# Etowah River Fishing Question



## bprather89 (May 20, 2014)

Does anyone know where I could possibly bank fish on the Etowah (lower or upper)? Or at least a good starting point to explore the river? Boat motor is not running and I'm "newer" to the area so I have no idea where to start.

Any help/advice is appreciated!


----------



## toonaboys (May 20, 2014)

you can check out Ladd's off Euharley Rd, Cartersville not too many bank fishing options on the lower google maps will be your best friend


----------



## bprather89 (May 20, 2014)

I appreciate the input. It's definitely a starting point.


----------



## kvfalcon (May 20, 2014)

toonaboys said:


> you can check out Ladd's off Euharley Rd, Cartersville not too many bank fishing options on the lower google maps will be your best friend



If you have access to a float, canoe or kayak there's a number posted at Ladd's for a guy who will shuttle you back to your car.


----------



## WOODSWIZE (May 20, 2014)

bprather89 said:


> Does anyone know where I could possibly bank fish on the Etowah (lower or upper)? Or at least a good starting point to explore the river? Boat motor is not running and I'm "newer" to the area so I have no idea where to start.
> 
> Any help/advice is appreciated!



-Upper Etowah -if you mean going in to Allatoona -you have Boiling Park in Canton, Fields Landing park, & Knox Bridge boat ramp. Lower below the dam is opportunity at both of the parks on each side of the river off Hwy 41 in Cartersville. All offer fun bank fishing and exploring. Good luck.


----------



## weneroux (May 20, 2014)

I just took my bike up to Ladd's to check it out. Nice place up there. There were even some pvc in the bank for rod holders. Planning on dropping my boat in there, sometime in June.


----------



## toonaboys (May 21, 2014)

Be careful weneroux as even a small john boat will take a beating the weekends when they are not generating gets pretty shallow at the shoals


----------



## weneroux (May 21, 2014)

Yep, I could only do it when they are generating.


----------



## bprather89 (May 21, 2014)

Thanks a lot guys! I'll check out some of these spots this weekend!


----------



## dotties cutter (May 21, 2014)

The Etowah bridge at Araria just a few miles from Dahlonega was always a great spot for me for small rainbows. I lived at Araria for about a year and a half a few years back and that part of the river offers miles of bank and wade fishing as well as some beautiful scenery . Also near by is Cane Creek and it always has lots of perch and bream and catfish as well as trout. If you do not catch any fish you have the Smith House in Dahlonega which sets a table fit for a king.


----------



## bprather89 (May 21, 2014)

Sounds like a great time!


----------



## the HEED! (May 21, 2014)

weneroux said:


> Yep, I could only do it when they are generating.
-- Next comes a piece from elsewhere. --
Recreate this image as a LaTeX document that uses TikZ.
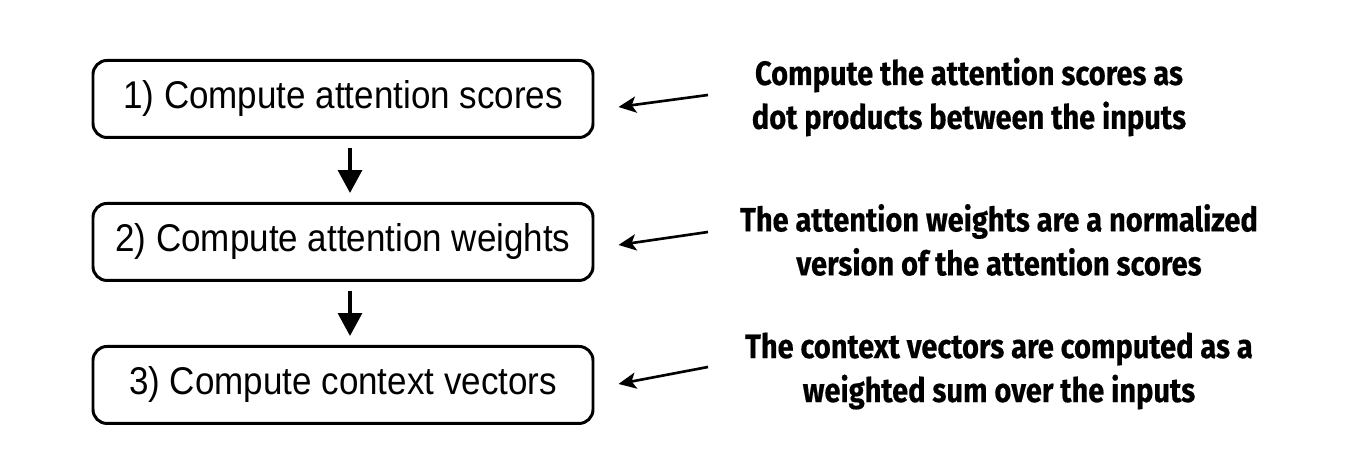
\documentclass[tikz,border=0pt]{standalone}
\usepackage{fontspec}
\setmainfont[FakeStretch=0.905]{Liberation Sans}
\newfontfamily\notefont[FakeStretch=0.86,BoldFeatures={FakeBold=0.4}]{Fira Sans}
\usepackage{tikz}
\usetikzlibrary{arrows.meta,positioning}

\tikzset{
  stepbox/.style={rectangle,rounded corners=0.14cm,draw,line width=0.85pt,
    minimum width=5cm,minimum height=0.77cm,
    font=\fontsize{11}{12}\selectfont},
  notetext/.style={align=center,font=\notefont\bfseries\fontsize{9.6}{12.5}\selectfont},
  flow/.style={line width=0.9pt,-{Triangle[length=6.5pt,width=6.8pt]}},
  pointer/.style={line width=0.75pt,-{Stealth[length=5pt,width=4.6pt,inset=1.2pt]}}
}

\begin{document}
\begin{tikzpicture}
    \useasboundingbox (0,0) rectangle (13.68,-4.66);

    % Steps
    \node[stepbox] (box1) at (3.43,-0.99) {1) Compute attention scores};
    \node[stepbox,below=0.63cm of box1] (box2) {2) Compute attention weights};
    \node[stepbox,below=0.63cm of box2] (box3) {3) Compute context vectors};

    \draw[flow,shorten <=0.09cm,shorten >=0.09cm] ([xshift=0.07cm]box1.south) -- ([xshift=0.07cm]box2.north);
    \draw[flow,shorten <=0.09cm,shorten >=0.09cm] ([xshift=0.07cm]box2.south) -- ([xshift=0.07cm]box3.north);

    % Notes
    \node[notetext] (note1) at (9.69,-0.97) {Compute the attention scores as\\dot products between the inputs};
    \node[notetext] (note2) at (9.99,-2.40) {The attention weights are a normalized\\version of the attention scores};
    \node[notetext] (note3) at (9.99,-3.71) {The context vectors are computed as a\\weighted sum over the inputs};

    \coordinate (t1) at (7.08,-0.95);
    \coordinate (t2) at (7.08,-2.32);
    \coordinate (t3) at (7.08,-3.67);
    \draw[pointer] (t1) -- ([xshift=0.24cm,yshift=-0.08cm]box1.east);
    \draw[pointer] (t2) -- ([xshift=0.24cm,yshift=-0.03cm]box2.east);
    \draw[pointer] (t3) -- ([xshift=0.24cm,yshift=0.01cm]box3.east);
\end{tikzpicture}
\end{document}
you should be fine floating down and puttin' back up. Exercise caution, you basically have to be clueless to run wide open and be careless of shoals and rocks. Take it easy and trim up the motor and things should go ok going slow and easy, get to a shoal and hop out and shove it over. With all the rain we keep having, even on off generation days there should be more water in the river.


----------



## tween_the_banks (May 21, 2014)

If you are wanting to fish from the bank, Ladds is definitely a starting point but I used to get hung nearly every cast there while fishing the bottom with cut bait. I know getting hung is part of bottom fishing in a river but it honestly seemed like every throw would become hung.
If I were going to fish the bank I would probably go to Hardin Bridge.
Youll see the old road leading to the old bridge which runs parallel to the new bridge. You can park on the old road without worrying about getting towed or fined. There are three or four places cleared on the banks if you walk to the left under the old bridge. You cant miss the trail thats been worn out over the years. Ive caught good fish off that bank over the years. Especially cat fish.
Good luck and I hope this helps.


----------



## bprather89 (May 21, 2014)

tween_the_banks
Definitely helps! I will be sure to check out Hardin Bridge. Sounds like my kind of area. "Old bridge, old road, catfish, no towing, no fines...!"
I'm all for that!

Thanks


----------



## weneroux (May 21, 2014)

I have driven over Hardin Bridge and it is on my bucket list. It looks awrsome there.


----------



## tween_the_banks (May 21, 2014)

Good luck guys. I drag my flat bottom jon boat down that steep back, troll around and pull it back up (I have to have someone with me of course). The video I posted here a few days ago has some footage near the old bridge. It's not where I caught the spots but you can see it in some of the shots. I live 5 mins from there so if any of y'all ever want to go just shoot me a pm and if my schedule is free I'll try to get on the water. Good luck.


----------